Recently, our program was invited to travel to the Château De Portals Strasbourg in France and attend the Castle Talk Symposium on The Conflict and Cooperation at EU Borders: Open or Closed Borders.
Our program had the opportunity to not only attend but also present our ideas on migration and/or repatriation to discuss what options the European Union currently has as well as participate on the discussion board at the conclusion of each presentation.
Over the course of the 2-day symposium, we had the exposure to network with European Union representatives as well as master students and professionals currently conducting in-depth research on this topic.
My presentation focused on what Germany, as a member of the European Union, could do to properly address this crisis.
Germany is the most applied to country for refugees coming into Europe. These refugees are skilled, talented, and educated yet simply left immobile in underserviced refugee camps. The negative dialogue coming from the citizens of Germany is that these refugees are an immediate burden to their environment socially, politically, and even more so economically. What needs to be clarified is whether this dialogue is rhetoric or if the citizen’s concerns are supported by hard evidence from reputable sources.
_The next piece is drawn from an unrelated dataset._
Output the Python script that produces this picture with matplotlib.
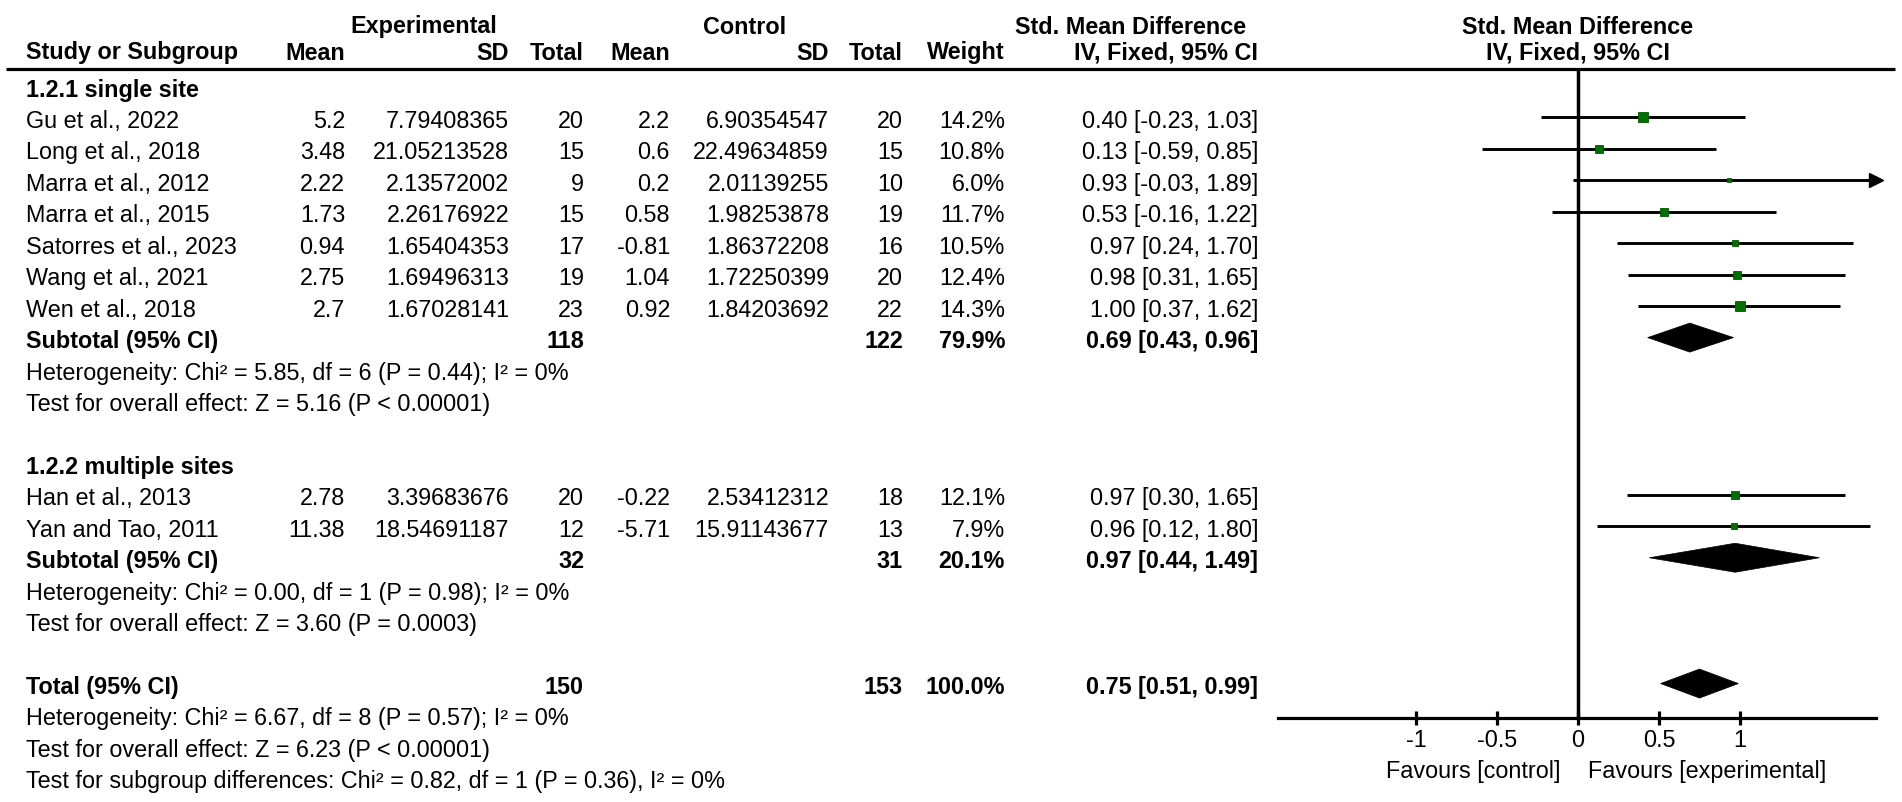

Perhaps, instead of seeing these refugees as a burden, we need to see this massive increase of people as an opportunity.
The International Monetary Fund (IMF) performed a study showing very little increase in the German GDP and stressed the importance of refugees having the ability to get to work as soon as they arrive and are granted asylum in the country. By offering low-level jobs to these refugees, the Oxford University Study then saw low-level native workers being forced into higher paying jobs, raising the annual labor output and actually improving the economy. That being said, for this to continue, the German government will need to be willing to assist these refugees in their asylum-seeking process and make changes to policies to offer them greater opportunities for sustainability in the working environment.
In addition to changing the dialogue and offering these migrants employment opportunities, it is important to reach the worried citizens on a local level. The Camp Poxdorf Case Study proves that community involvement only created a more positive environment and encouraged refugee integration into the local communities. Thus, the camp stressed the importance of hosting community engaging cultural and holiday events. Through these gatherings, the community was able to connect with these refugees on a personal level and, in turn, changed the way their community accepted and integrated refugees into their society.
It is quite simple to understand the main ideas that need to be stressed during this refugee crisis. From an optimistic standpoint, it is important to change the dialogue that the media uses to portray these displaced people, create opportunities and give them hope for the future, and finally find ways to support their integration into the new and foreign community and lifestyle in Germany.
Through our presentation and discussions, we received feedback on our style, content, and even answered follow-up questions from members of the European Parliament, professors from around the globe, and master students studying in France.
This symposium was a very rewarding experience that encouraged us, as students, to research and present our synopsis and suggestions of the recent refugee crisis facing the European Union borders.